Mar  2 13:29:01 AISGPGP01 pgpool[29684]: [102356-1] 2020-03-02 13:29:01 ::: APP - [No Connection] :A: DB - [No Connection] :D: USER - [No Connection] :U: |LOG:  new connection received
Mar  2 13:29:01 AISGPGP01 pgpool[29684]: [102356-2] 2020-03-02 13:29:01 ::: APP - [No Connection] :A: DB - [No Connection] :D: USER - [No Connection] :U: |DETAIL:  connecting host=dbstest.cca.cz port=57116
Mar  2 13:29:02 AISGPGP01 pgpool[29684]: [102357-1] 2020-03-02 13:29:02 ::: APP - psql :A: DB - aisgdvyv :D: USER - aisg :U: |LOG:  DB node id: 0 backend pid: 27333 statement: SELECT attname, pg_get_expr(d.adbin, d.adrelid), coalesce((pg_get_expr(d.adbin, d.adrelid) LIKE '%now()%' OR pg_get_expr(d.adbin, d.adrelid) LIKE '%''now''::text%' OR pg_get_expr(d.adbin, d.adrelid) LIKE '%CURRENT_TIMESTAMP%' OR pg_get_expr(d.adbin, d.adrelid) LIKE '%CURRENT_TIME%' OR pg_get_expr(d.adbin, d.adrelid) LIKE '%CURRENT_DATE%' OR pg_get_expr(d.adbin, d.adrelid) LIKE '%LOCALTIME%' OR pg_get_expr(d.adbin, d.adrelid) LIKE '%LOCALTIMESTAMP%') AND (a.atttypid = 'timestamp'::regtype::oid OR a.atttypid = 'timestamp with time zone'::regtype::oid OR a.atttypid = 'date'::regtype::oid OR a.atttypid = 'time'::regtype::oid OR a.atttypid = 'time with time zone'::regtype::oid) , false) FROM pg_catalog.pg_class c, pg_catalog.pg_attribute a  LEFT JOIN
Mar  2 13:29:02 AISGPGP01 pgpool[29684]: [102357-2]  pg_catalog.pg_attrdef d ON (a.attrelid = d.adrelid AND a.attnum = d.adnum) WHERE c.oid = a.attrelid AND a.attnum >= 1 AND a.attisdropped = 'f' AND c.oid = to_regclass('"replication_test"') ORDER BY a.attnum
Mar  2 13:29:02 AISGPGP01 pgpool[29684]: [102358-1] 2020-03-02 13:29:02 ::: APP - psql :A: DB - aisgdvyv :D: USER - aisg :U: |LOG:  DB node id: 0 backend pid: 27333 statement: INSERT INTO "replication_test"("pk_id", "int_number", "custom_text", "custom_date") VALUES (2,"pg_catalog"."date_part"('dow',"pg_catalog"."timestamptz"('2020-03-02 13:29:02.016628+01'::text)), ('Current date/time is '||"pg_catalog"."timestamptz"('2020-03-02 13:29:02.016628+01'::text) ),"pg_catalog"."timestamptz"('2020-03-02 13:29:02.016628+01'::text))
Mar  2 13:29:02 AISGPGP01 pgpool[29684]: [102359-1] 2020-03-02 13:29:02 ::: APP - psql :A: DB - aisgdvyv :D: USER - aisg :U: |LOG:  DB node id: 0 backend pid: 27333 statement:  DISCARD ALL

Do you think there is a possibility that only one specific child process of pgpool thinks that one of the DB nodes is dead?

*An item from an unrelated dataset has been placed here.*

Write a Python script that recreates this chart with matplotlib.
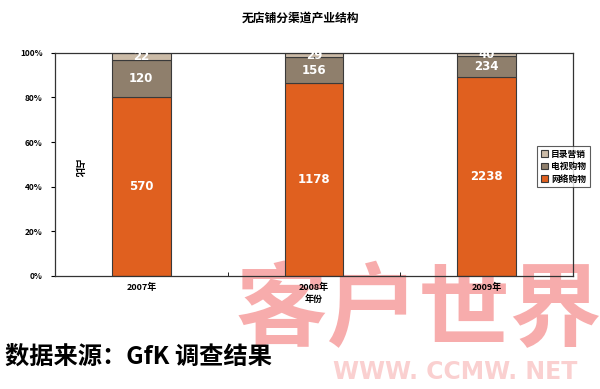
import matplotlib
matplotlib.use("Agg")
import matplotlib.pyplot as plt
import numpy as np

plt.rcParams['font.family'] = ['Noto Sans CJK SC', 'DejaVu Sans']

years = ['2007年', '2008年', '2009年']
online = [570, 1178, 2238]
tv = [120, 156, 234]
catalog = [22, 29, 40]
series_names = ['网络购物', '电视购物', '目录营销']
colors = ['#E0601F', '#8F7F6C', '#CBBBA7']

fig = plt.figure(figsize=(6.0, 3.89), dpi=100)
ax = fig.add_axes([0.0917, 0.2905, 0.8633, 0.574])
ax.patch.set_alpha(0)

totals = np.array(online) + np.array(tv) + np.array(catalog)
x = np.arange(len(years))
width = 0.34
bottom = np.zeros(len(years))
handles = []
for vals, col, name in zip([online, tv, catalog], colors, series_names):
    frac = np.array(vals) / totals
    b = ax.bar(x, frac, width, bottom=bottom, color=col, edgecolor='#3a3a3a',
               linewidth=0.8, label=name, zorder=2)
    handles.append(b)
    for xi, fi, bi, v in zip(x, frac, bottom, vals):
        ax.text(xi, bi + fi / 2, str(v), ha='center', va='center', color='white',
                fontsize=8.5, fontweight='bold', family='DejaVu Sans', zorder=3)
    bottom += frac

ax.set_xlim(-0.5, 2.5)
ax.set_ylim(0, 1)
ax.set_yticks(np.linspace(0, 1, 6))
ax.set_yticklabels([f'{int(v)}%' for v in np.linspace(0, 100, 6)], fontsize=6, fontweight='bold')
ax.set_xticks(x)
ax.set_xticklabels(years, fontsize=6.5, fontweight='bold')
ax.tick_params(axis='x', length=0, pad=5)
ax.set_xticks([0.5, 1.5], minor=True)
ax.tick_params(axis='x', which='minor', length=3, direction='in')
ax.tick_params(axis='y', length=3, pad=6)
for s in ax.spines.values():
    s.set_color('#333333')
    s.set_linewidth(0.9)
ax.set_xlabel('年份', fontsize=6.5, fontweight='bold', labelpad=2)
ax.text(0.045, 0.48, '占比', rotation=-90, transform=ax.transAxes, ha='center', va='center',
        fontsize=7, fontweight='bold')

fig.text(0.5, 0.953, '无店铺分渠道产业结构', ha='center', va='center', fontsize=8.5, fontweight='bold')

leg = fig.legend(handles=handles[::-1], labels=series_names[::-1], loc='upper left',
                 bbox_to_anchor=(0.887, 0.637), fontsize=6, frameon=True, fancybox=False,
                 edgecolor='#333333', handlelength=0.8, handleheight=0.8, handletextpad=0.4,
                 borderpad=0.45, labelspacing=0.4, prop={'weight': 'bold', 'size': 6.3})
leg.get_frame().set_linewidth(0.8)

fig.text(0.008, 0.08, '数据来源：GfK 调查结果', fontsize=17.5, fontweight='bold', ha='left', va='center')

fig.text(0.698, 0.198, '客户世界', fontsize=66, fontweight='bold', color='#F7A3A3', alpha=0.9,
         ha='center', va='center', zorder=-1)
fig.text(0.758, 0.044, 'WWW. CCMW. NET', fontsize=17, fontweight='bold', color='#FAD0D0',
         family='DejaVu Sans', ha='center', va='center', zorder=-1)

fig.savefig('out.png', dpi=100)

Is there a way to find about it? I guess I could set the logging to some debug level, but I don't even want to imagine the log volume in that case, since it is already hundreds of megabytes in size. 

On the side note I also have the test running on other environment (in customer's data center) and it did not fail so far (since 25th of February) so it may come from some specific setting on those servers (pgpool.conf is set the same apart from IP addresses and number of child processes generated at startup).

Vladimír Láznička
 

-----Original Message-----
From: Tatsuo Ishii <ishii at sraoss.co.jp> 
Sent: Thursday, March 5, 2020 10:38 AM
To: Láznička Vladimír <Vladimir.Laznicka at cca.cz>
Cc: pengbo at sraoss.co.jp; pgpool-general at pgpool.net
Subject: Re: [pgpool-general: 6896] Re: Inconsistency between DB nodes with native replication

Hello,

> Hello,
> 
> After some further testing it seems that the source of our issue is somewhere else than in one of the nodes becoming quarantined. After applying the latest patch, the test script managed to create inconsistency after a few days of running. Based on that I decided to change the configuration in pgpool.conf so it will degenerate one of the nodes in case inconsistency is found by turning on these parameters:
> 
> replication_stop_on_mismatch = on
> failover_if_affected_tuples_mismatch = on
> 
> Since some of our developers are using tools, which send SELECT queries with comments (such as pgAdmin), I also had to turn on this parameter in load-balancing section, so it doesn't cause a backend failover in the case it queries something like a DB object by OID (which can differ between the nodes):
> 
> allow_sql_comments = on
> 
> So far it seems to be doing what I would expect - inconsistency happens, next UPDATE or DELETE discovers the fact, pgPool degenerates the second (non-master) node and next commands proceed normally on the remaining DB node. I can then run Online Recovery on the degenerated node (which seems to be working without an issue). I have a few questions though:
> 
> The  replication_stop_on_mismatch covers all the situations as failover_if_affected_tuples_mismatch does plus some others or do I need to have both of these parameters turned on, if I want to cover any possible case of inconsistency? 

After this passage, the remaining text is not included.